Syekh Siti Jenar dikenal dengan ajaran manunggaling
kawula gusti. Menurutnya Tuhan bersemayam dalam dirinya. Kawula dan gusti
telah menyatu maka seseorang tidak perlu lagi melaksanakan salat. Ia tidak mau
melaksanakan salat karena kemauannya sendiri (Muhammad & Rahman, 2001).
Syekh Siti Jenar berpendapat bahwa: a) watu kayu iku
darbe dating Pengeran, b) Manungsa iku kadunungan dating Pengeran, c) Titah
alus lan titah kasat iku kabeh saka Pengeran, d) Samubarang kang katon iki
kalebu titah kang kasat mata, dene liyanae kalebu titah alus. Artinya: Batu
dan kayu itu memiliki zat Tuhan, Manusia itu memiliki zat Tuhan, Baik makhluk
halus maupun makhluk yang tampak semuanya ciptaan Tuhan, Segala yang dapat
dilihat merupakan ciptaan Tuhan yang tampak, sedangkan yang lain merupakan
makhluk halus.
Syekh Siti Jenar mengajarkan tarekat sekitar tahun 1527
Masehi. Tarekat ini mutawatir dari Nabi Muhammad melalui Abu Bakar
Ash-Shidiq. Prinsip yang dituju adalah manunggaling kawula gusti. Derajat
tertinggi itu bisa dicapai ketika manusia sudah benar-benar lepas dari basyar
(tubuh). Tidak ada wirid dengan bilangan-bilangan tertentu, jamaah
diwajibkan senantiasa mengingat Allah dalam situasi apapun sembari melakukan
aktivitas. Tidak ada desah nafas tanpa menyebut Allah. Tata cara yang bebas itu
memang menjadi ciri khas tarekat Syekh Siti Jenar. Prinsip aliran ini ialah
bahwa semua orang bebas bertemu Tuhan. Tidak perlu guru, kyai, atau mursyid,
yang terpenting mengetahui prinsip dan tata caranya. Guru merupakan pembimbing,
bukan penuntun. Semua derajatnya sama, jamaah baru akan dibaiat dan akan diberi
pelajaran mengenai prinsip tarekat (prinsip sangkan, paran, dumadi).

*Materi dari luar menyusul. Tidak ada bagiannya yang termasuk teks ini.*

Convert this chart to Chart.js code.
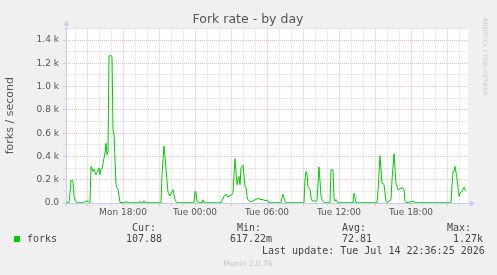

Artinya prinsip tersbut adalah asal-usul, tujuan, dan proses kejadian manusia.
Dalam perjalanan hidupnya Syekh Siti Jenar mendirikan peguron.
Ia mengajarkan pada muridnya (Ki Ageng Pengging, Ki Ageng Tingkir, Kebo
Kenanga, dan Pangeran Panggung) tentang ilmu beraliran wahdatul wujud (kesatuan
wujud), dengan melakukan ittihad (kesatuan mutlak). Simuh (1988),
mengambarkan ajaran ittihad laksana api dengan nyalanya, laut dengan
ombaknya, atau kembang dengan sarinya. Menurutnya, ajaran ini bersumber dari
tasawuf Ibnu Arabi (tahun 1165-1240 Masehi) dan Al-Hallaj (tahun 858-922
Masehi). Karena kontroversial, ajaran Syekh Siti Jenar mendapat reaksi keras
dari para wali. “Ya Ingsung iki Allah, Ingsung iki jatining Pangeran
Mulya,Syekh Lemah Abang iku wajahing Pangeran jati” artinya: Ya aku inilah
Allah, Aku ini hakikat Yang Mahamulia, Syekh Lemah Abang wajah Tuhan Sejati.
Meskipun kontroversi Syekh Siti Jenar, termasuk mendapatkan
tempat di masyarakat yang masih terkekang konsep kasta, ajaran pembebasannya
menarik di kalangan kaum miskin yang baru saja meninggalkan kepercayaan Hindu. Syekh
Siti Jenar mengajarkan bahwa untuk menuju Allah orang tidak perlu membutuhkan
guru dan kyai. Siapapun berhak berhubungan langsung dengan Allah. Konsep
tentang manunggaling kawula gusti, ilmu yang mengarah tentang hakikt,
dinilai wali songo tidak cocok untuk orang awam yang baru mengenal Islam.